Código cóctel
Tras tres años de restricciones por el virus, parece que hayamos salido en estampida como ñus a los abrevaderos de las copas navideñas
Estos días, además del bote de imitación barata de perfume carísimo y del espray de asfaltado rápido de canas que llevo siempre en la guantera por si las citas, he metido en el maletero del coche unos taconazos y una chaqueta de terciopelo, por si los cócteles. Por razones de oficio, y de fechas, tengo yincana de saraos —eventos, en pijo— de esos de obligado cumplimiento por la cuenta que te trae ver y ser visto. Después de tres años de restricciones sociales por el virus, parece que nos hayan abierto la empalizada y hayamos salido cual estampida de ñus del Serengueti huyendo de la sequía rumbo a los abrevaderos de las copas navideñas. Lo que no ha cambiado es la dinámica de masas en tales reuniones, independientemente de los reunidos.

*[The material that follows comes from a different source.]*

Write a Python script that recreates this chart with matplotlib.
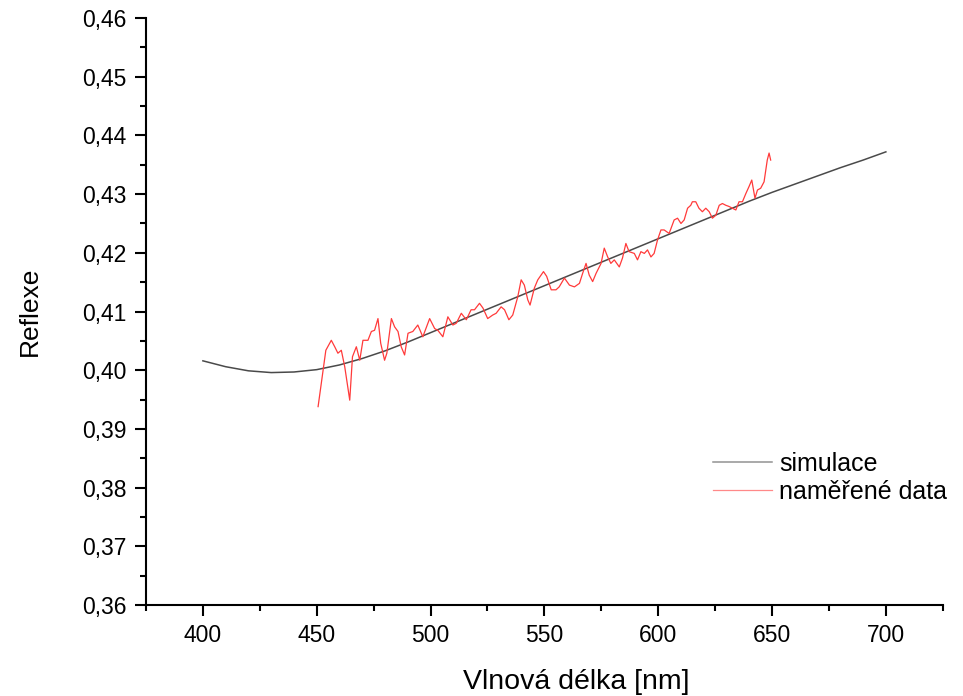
import numpy as np
import matplotlib
matplotlib.use('Agg')
import matplotlib.pyplot as plt
from matplotlib.ticker import MultipleLocator, FuncFormatter

plt.rcParams['font.family'] = ['Liberation Sans', 'DejaVu Sans']

# simulace (cerna krivka)
sim_x = [400, 410, 420, 430, 440, 450, 460, 470, 480, 490, 500, 510, 520,
         530, 540, 550, 560, 570, 580, 590, 600, 610, 620, 630, 640, 650,
         660, 670, 680, 690, 700]
sim_y = [0.4016, 0.4006, 0.3999, 0.3996, 0.3997, 0.4001, 0.4009, 0.4020,
         0.4033, 0.4048, 0.4064, 0.4080, 0.4096, 0.4112, 0.4128, 0.4144,
         0.4160, 0.4176, 0.4192, 0.4208, 0.4224, 0.4240, 0.4256, 0.4272,
         0.4288, 0.4303, 0.4317, 0.4331, 0.4345, 0.4358, 0.4372]

# namerene data (cervena krivka)
mer_x = [450.6, 454.0, 456.4, 457.9, 459.3, 460.8, 462.3, 464.5, 465.7, 467.4,
         468.9, 470.3, 472.5, 474.0, 475.4, 476.9, 478.1, 479.8, 480.8, 482.8,
         484.2, 485.7, 487.1, 488.6, 490.1, 492.2, 494.4, 496.6, 499.6, 501.8,
         503.2, 505.4, 507.6, 509.8, 511.3, 513.5, 515.7, 517.8, 519.3, 521.5,
         523.0, 525.1, 527.3, 528.8, 531.0, 532.5, 534.4, 536.1, 538.3, 539.8,
         541.2, 542.7, 543.7, 545.6, 547.1, 549.6, 551.0, 553.0, 555.1, 556.5,
         558.8, 561.0, 563.2, 565.4, 566.8, 568.3, 569.7, 571.2, 572.7, 574.9,
         576.3, 577.8, 579.2, 580.7, 582.9, 584.3, 585.8, 587.2, 589.5, 590.9,
         592.4, 593.9, 595.3, 596.8, 598.2, 599.7, 601.2, 602.6, 604.8, 607.0,
         608.5, 610.0, 611.4, 612.9, 614.3, 615.0, 616.5, 617.9, 619.4, 620.9,
         622.4, 623.8, 625.3, 626.8, 628.2, 629.7, 631.1, 632.6, 634.1, 635.5,
         637.0, 638.5, 639.9, 641.1, 642.5, 643.6, 645.0, 646.5, 647.9, 648.7,
         649.4]
mer_y = [0.3938, 0.4034, 0.4051, 0.4040, 0.4029, 0.4034, 0.4006, 0.3949, 0.4023, 0.4040,
         0.4017, 0.4051, 0.4051, 0.4066, 0.4068, 0.4088, 0.4046, 0.4017, 0.4029, 0.4088,
         0.4074, 0.4066, 0.4040, 0.4026, 0.4063, 0.4066, 0.4077, 0.4057, 0.4088, 0.4071,
         0.4068, 0.4057, 0.4091, 0.4077, 0.4080, 0.4097, 0.4086, 0.4103, 0.4103, 0.4114,
         0.4106, 0.4088, 0.4094, 0.4097, 0.4108, 0.4103, 0.4086, 0.4094, 0.4125, 0.4154,
         0.4145, 0.4120, 0.4111, 0.4140, 0.4154, 0.4168, 0.4160, 0.4137, 0.4137, 0.4142,
         0.4157, 0.4145, 0.4142, 0.4148, 0.4165, 0.4182, 0.4162, 0.4151, 0.4165, 0.4182,
         0.4208, 0.4193, 0.4182, 0.4188, 0.4176, 0.4191, 0.4216, 0.4202, 0.4199, 0.4188,
         0.4202, 0.4199, 0.4205, 0.4193, 0.4199, 0.4222, 0.4239, 0.4239, 0.4233, 0.4256,
         0.4259, 0.4250, 0.4256, 0.4276, 0.4281, 0.4287, 0.4287, 0.4276, 0.4270, 0.4276,
         0.4270, 0.4259, 0.4264, 0.4281, 0.4284, 0.4281, 0.4279, 0.4276, 0.4273, 0.4287,
         0.4287, 0.4301, 0.4313, 0.4324, 0.4293, 0.4307, 0.4310, 0.4321, 0.4358, 0.4370,
         0.4358]

fig = plt.figure(figsize=(9.63, 6.96), dpi=100)
ax = fig.add_axes([0.1516, 0.1307, 0.8274, 0.8434])

ax.plot(sim_x, sim_y, color='#4a4a4a', lw=1.1, label='simulace')
ax.plot(mer_x, mer_y, color='#ff3a3a', lw=0.9, label='naměřené data')

ax.set_xlim(375, 725)
ax.set_ylim(0.36, 0.46)
ax.xaxis.set_major_locator(MultipleLocator(50))
ax.xaxis.set_minor_locator(MultipleLocator(25))
ax.yaxis.set_major_locator(MultipleLocator(0.01))
ax.yaxis.set_minor_locator(MultipleLocator(0.005))
ax.yaxis.set_major_formatter(FuncFormatter(lambda v, p: ('%.2f' % v).replace('.', ',')))

for s in ['top', 'right']:
    ax.spines[s].set_visible(False)
for s in ['left', 'bottom']:
    ax.spines[s].set_linewidth(1.5)
ax.tick_params(which='major', direction='out', length=8, width=1.5, labelsize=16.5, pad=6)
ax.tick_params(which='minor', direction='out', length=4, width=1.5)

ax.set_xlabel('Vlnová délka [nm]', fontsize=20.5, labelpad=15.5)
ax.xaxis.label.set_x(0.54)
ax.set_ylabel('Reflexe', fontsize=19, labelpad=29)

leg = ax.legend(loc='upper left', bbox_to_anchor=(0.7404, 0.3506),
                bbox_transform=fig.transFigure, frameon=False, fontsize=18,
                handlelength=2.35, handletextpad=0.3, labelspacing=0.17,
                borderpad=0, borderaxespad=0)
for l in leg.get_lines():
    l.set_alpha(0.6)

plt.savefig('out.png')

Unas te apetecen y otras te horripilan, en relación inversamente proporcional a lo excusable de tu presencia. La etiqueta indumentaria —dress code, o sea, tía— es tan laxa que si en la invitación pone “cóctel”, igual ves a señores en chándal que en esmoquin, que a señoras vestidas como para recoger el Nobel o el Grammy Latino, y viceversa. Al llegar, seas quien seas, saludas efusivamente a tus pares, como si no hiciera media hora que os habéis ignorado estentóreamente haciendo gárgaras en el retrete del curro. Dentro, siguen los dioses que no se dignan a mezclarse con la plebe. Quienes te tratan según los galones que te calculan o el caso que te hagan los que mandan. Los capataces que parece que vayan a heredar el cortijo. Los caídos en desgracia en las últimas movidas. Los que culebrean a codazos para ponerse en primera línea de los reyes de la fiesta, o de los Reyes de España propiamente dichos. Y los que miran el móvil como si fuera el faro del fin del mundo para tapar que están más solos que la una. Hasta que las copas sueltan los coxis y las lenguas, explota la exaltación de la amistad, el compañerismo y la biodiversidad del planeta y nos despedimos como si fuéramos intimísimos y no pudiéramos vivir los unos sin los otros. Nos vemos. Hablamos. Quedamos sin falta después de fiestas, nos juramos. Luego ni te ves ni hablas ni quedas nunca en la vida, por supuesto. Pero, mientras, movemos las caderas. Y la economía.